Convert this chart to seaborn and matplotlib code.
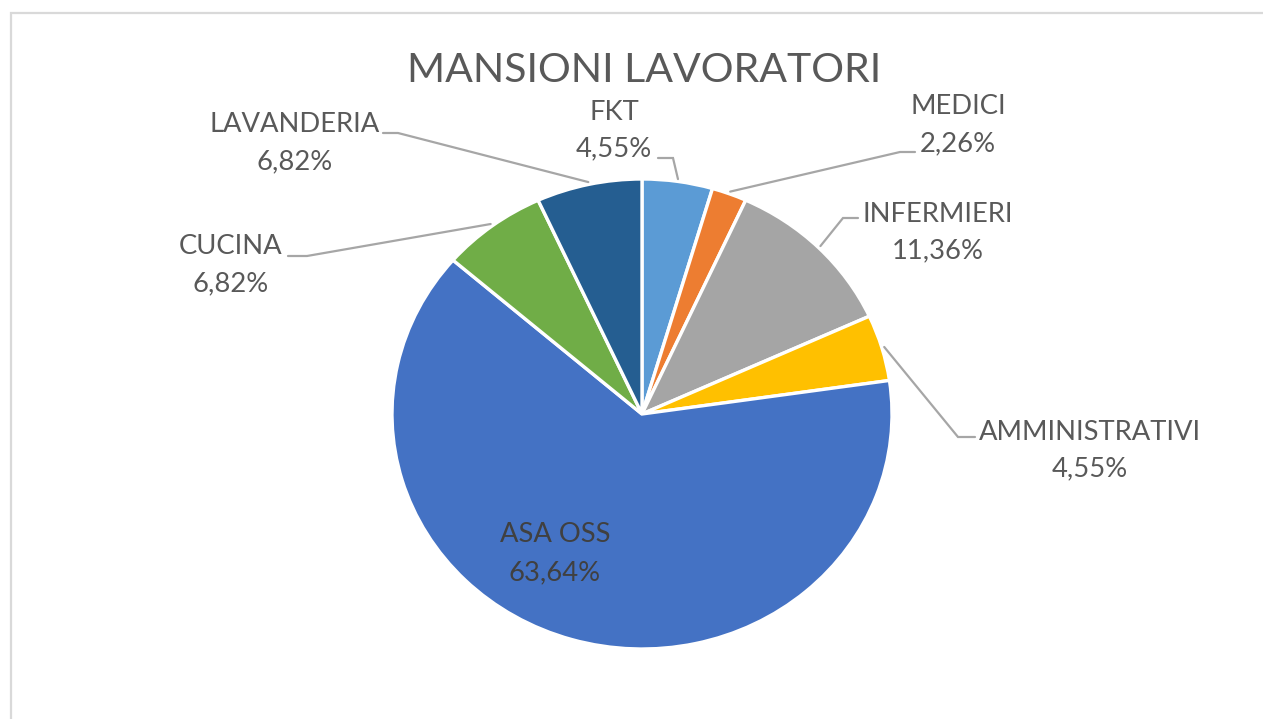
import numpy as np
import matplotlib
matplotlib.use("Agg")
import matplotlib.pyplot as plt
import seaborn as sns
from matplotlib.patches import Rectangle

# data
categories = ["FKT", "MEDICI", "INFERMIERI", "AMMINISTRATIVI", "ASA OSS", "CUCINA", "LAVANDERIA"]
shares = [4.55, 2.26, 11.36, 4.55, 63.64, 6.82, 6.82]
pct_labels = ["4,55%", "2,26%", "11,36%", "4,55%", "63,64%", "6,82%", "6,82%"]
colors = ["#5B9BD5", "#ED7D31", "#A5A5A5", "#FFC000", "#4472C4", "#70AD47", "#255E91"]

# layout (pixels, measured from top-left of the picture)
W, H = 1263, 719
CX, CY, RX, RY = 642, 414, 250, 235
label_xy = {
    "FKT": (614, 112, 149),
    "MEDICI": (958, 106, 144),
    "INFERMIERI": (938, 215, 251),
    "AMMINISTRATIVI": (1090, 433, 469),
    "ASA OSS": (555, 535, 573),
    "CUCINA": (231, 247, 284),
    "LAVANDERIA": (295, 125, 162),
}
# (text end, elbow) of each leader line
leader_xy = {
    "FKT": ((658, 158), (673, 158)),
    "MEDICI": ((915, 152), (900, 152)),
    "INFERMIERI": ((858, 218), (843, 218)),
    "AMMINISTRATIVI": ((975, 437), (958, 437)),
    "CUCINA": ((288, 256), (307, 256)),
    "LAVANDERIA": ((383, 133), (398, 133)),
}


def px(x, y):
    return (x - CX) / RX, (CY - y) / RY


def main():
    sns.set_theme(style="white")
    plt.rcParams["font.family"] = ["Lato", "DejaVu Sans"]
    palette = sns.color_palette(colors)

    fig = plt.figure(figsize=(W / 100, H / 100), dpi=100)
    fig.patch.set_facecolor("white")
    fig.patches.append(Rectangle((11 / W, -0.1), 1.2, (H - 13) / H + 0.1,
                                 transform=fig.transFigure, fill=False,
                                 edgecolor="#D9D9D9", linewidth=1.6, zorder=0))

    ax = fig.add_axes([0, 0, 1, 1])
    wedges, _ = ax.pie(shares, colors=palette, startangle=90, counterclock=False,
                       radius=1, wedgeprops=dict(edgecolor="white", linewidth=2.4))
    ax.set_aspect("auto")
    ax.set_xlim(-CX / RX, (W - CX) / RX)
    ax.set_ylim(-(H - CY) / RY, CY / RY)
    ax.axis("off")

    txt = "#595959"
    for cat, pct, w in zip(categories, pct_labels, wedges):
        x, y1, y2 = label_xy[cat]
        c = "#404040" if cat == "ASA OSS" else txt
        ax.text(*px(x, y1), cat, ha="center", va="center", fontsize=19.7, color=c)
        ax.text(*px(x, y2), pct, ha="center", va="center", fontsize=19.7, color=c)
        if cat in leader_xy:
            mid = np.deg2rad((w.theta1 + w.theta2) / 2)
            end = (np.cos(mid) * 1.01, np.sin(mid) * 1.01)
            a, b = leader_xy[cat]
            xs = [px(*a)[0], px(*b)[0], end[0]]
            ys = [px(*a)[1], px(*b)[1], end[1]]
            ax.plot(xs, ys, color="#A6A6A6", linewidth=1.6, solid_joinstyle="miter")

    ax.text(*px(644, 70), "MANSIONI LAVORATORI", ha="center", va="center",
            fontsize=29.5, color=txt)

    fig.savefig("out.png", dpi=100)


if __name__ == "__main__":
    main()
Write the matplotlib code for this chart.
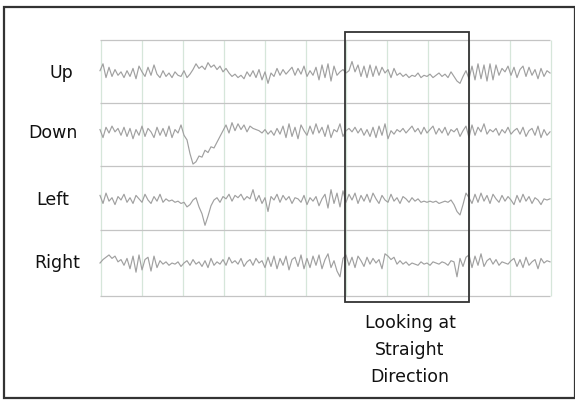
┄┄┄┄┄┄┄┄┄┄┄┄┄┄┄┄┄┄┄┄
**Objective:** Go from the first line of the listing to the line holding "from matplotlib.patches import Rectangle" and, please, transcribe those lines exactly, both included, with no pictures.

**The reply:**
Convert this chart to seaborn and matplotlib code.
import numpy as np
import matplotlib
matplotlib.use("Agg")
import matplotlib.pyplot as plt
import seaborn as sns
from matplotlib.patches import Rectangle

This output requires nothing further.